Problem details> Omit the pictures and print exactly the lines of the listing below, starting at the first and ending at the line containing "376, 430, 500]".

Supplied information>
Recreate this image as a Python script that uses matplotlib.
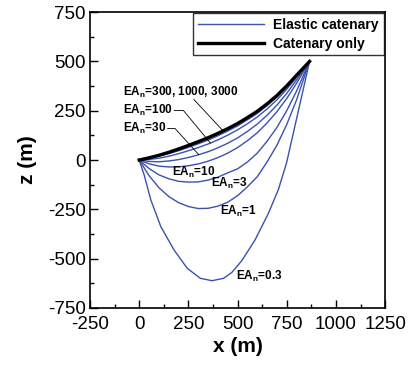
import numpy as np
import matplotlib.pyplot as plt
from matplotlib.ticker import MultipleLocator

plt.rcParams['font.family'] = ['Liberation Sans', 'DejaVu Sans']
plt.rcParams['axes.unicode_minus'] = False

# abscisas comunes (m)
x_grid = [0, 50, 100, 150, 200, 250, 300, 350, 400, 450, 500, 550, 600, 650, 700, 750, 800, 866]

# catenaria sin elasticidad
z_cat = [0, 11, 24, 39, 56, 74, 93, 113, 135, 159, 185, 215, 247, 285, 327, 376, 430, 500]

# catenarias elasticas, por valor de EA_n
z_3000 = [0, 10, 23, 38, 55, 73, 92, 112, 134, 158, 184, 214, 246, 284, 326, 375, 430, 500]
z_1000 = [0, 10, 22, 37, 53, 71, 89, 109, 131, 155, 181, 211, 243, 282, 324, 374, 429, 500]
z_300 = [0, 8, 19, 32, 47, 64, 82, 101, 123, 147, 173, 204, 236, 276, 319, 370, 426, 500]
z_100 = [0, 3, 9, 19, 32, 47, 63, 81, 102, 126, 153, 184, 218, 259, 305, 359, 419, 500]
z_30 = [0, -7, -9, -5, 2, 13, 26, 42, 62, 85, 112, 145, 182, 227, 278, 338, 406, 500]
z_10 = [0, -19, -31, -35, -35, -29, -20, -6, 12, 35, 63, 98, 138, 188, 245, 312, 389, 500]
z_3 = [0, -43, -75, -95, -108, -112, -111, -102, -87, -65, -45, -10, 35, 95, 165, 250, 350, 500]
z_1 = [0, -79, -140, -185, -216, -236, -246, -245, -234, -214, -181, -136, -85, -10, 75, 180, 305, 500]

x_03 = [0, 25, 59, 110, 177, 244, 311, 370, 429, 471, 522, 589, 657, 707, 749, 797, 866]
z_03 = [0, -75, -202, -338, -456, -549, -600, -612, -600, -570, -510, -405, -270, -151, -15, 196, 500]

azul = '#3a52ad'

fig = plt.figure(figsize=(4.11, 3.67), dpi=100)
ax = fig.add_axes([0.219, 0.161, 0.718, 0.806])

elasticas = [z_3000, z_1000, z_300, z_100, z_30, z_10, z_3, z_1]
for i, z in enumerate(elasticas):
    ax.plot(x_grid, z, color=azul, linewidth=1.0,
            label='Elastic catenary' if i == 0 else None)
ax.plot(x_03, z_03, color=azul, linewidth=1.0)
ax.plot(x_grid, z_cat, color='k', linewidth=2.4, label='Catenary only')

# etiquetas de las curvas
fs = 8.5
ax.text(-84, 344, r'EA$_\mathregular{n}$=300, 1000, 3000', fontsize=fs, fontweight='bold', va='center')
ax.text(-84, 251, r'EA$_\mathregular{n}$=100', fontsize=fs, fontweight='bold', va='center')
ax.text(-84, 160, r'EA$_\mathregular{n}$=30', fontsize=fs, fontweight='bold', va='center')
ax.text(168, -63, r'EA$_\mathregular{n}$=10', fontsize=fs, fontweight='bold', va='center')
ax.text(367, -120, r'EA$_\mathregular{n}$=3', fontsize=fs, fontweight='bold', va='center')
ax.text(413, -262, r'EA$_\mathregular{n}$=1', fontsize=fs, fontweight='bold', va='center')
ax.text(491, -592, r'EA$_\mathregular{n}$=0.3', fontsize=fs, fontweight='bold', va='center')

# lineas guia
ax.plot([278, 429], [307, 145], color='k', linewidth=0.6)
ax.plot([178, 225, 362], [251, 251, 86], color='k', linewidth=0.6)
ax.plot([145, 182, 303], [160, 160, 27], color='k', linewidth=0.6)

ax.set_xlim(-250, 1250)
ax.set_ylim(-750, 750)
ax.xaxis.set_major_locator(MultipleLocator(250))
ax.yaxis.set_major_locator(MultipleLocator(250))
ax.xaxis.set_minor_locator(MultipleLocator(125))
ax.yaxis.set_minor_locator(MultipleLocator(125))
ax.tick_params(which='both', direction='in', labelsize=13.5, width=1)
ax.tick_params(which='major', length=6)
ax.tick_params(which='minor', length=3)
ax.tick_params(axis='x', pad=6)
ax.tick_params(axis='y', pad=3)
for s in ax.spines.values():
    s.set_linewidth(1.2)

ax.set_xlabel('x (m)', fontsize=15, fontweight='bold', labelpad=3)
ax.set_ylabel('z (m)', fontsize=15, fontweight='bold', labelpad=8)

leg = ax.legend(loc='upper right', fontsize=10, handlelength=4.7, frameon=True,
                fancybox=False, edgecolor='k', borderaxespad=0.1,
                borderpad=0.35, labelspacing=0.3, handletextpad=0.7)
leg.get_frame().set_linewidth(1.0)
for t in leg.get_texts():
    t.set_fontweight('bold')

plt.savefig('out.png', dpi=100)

Final result>
Recreate this image as a Python script that uses matplotlib.
import numpy as np
import matplotlib.pyplot as plt
from matplotlib.ticker import MultipleLocator

plt.rcParams['font.family'] = ['Liberation Sans', 'DejaVu Sans']
plt.rcParams['axes.unicode_minus'] = False

# abscisas comunes (m)
x_grid = [0, 50, 100, 150, 200, 250, 300, 350, 400, 450, 500, 550, 600, 650, 700, 750, 800, 866]

# catenaria sin elasticidad
z_cat = [0, 11, 24, 39, 56, 74, 93, 113, 135, 159, 185, 215, 247, 285, 327, 376, 430, 500]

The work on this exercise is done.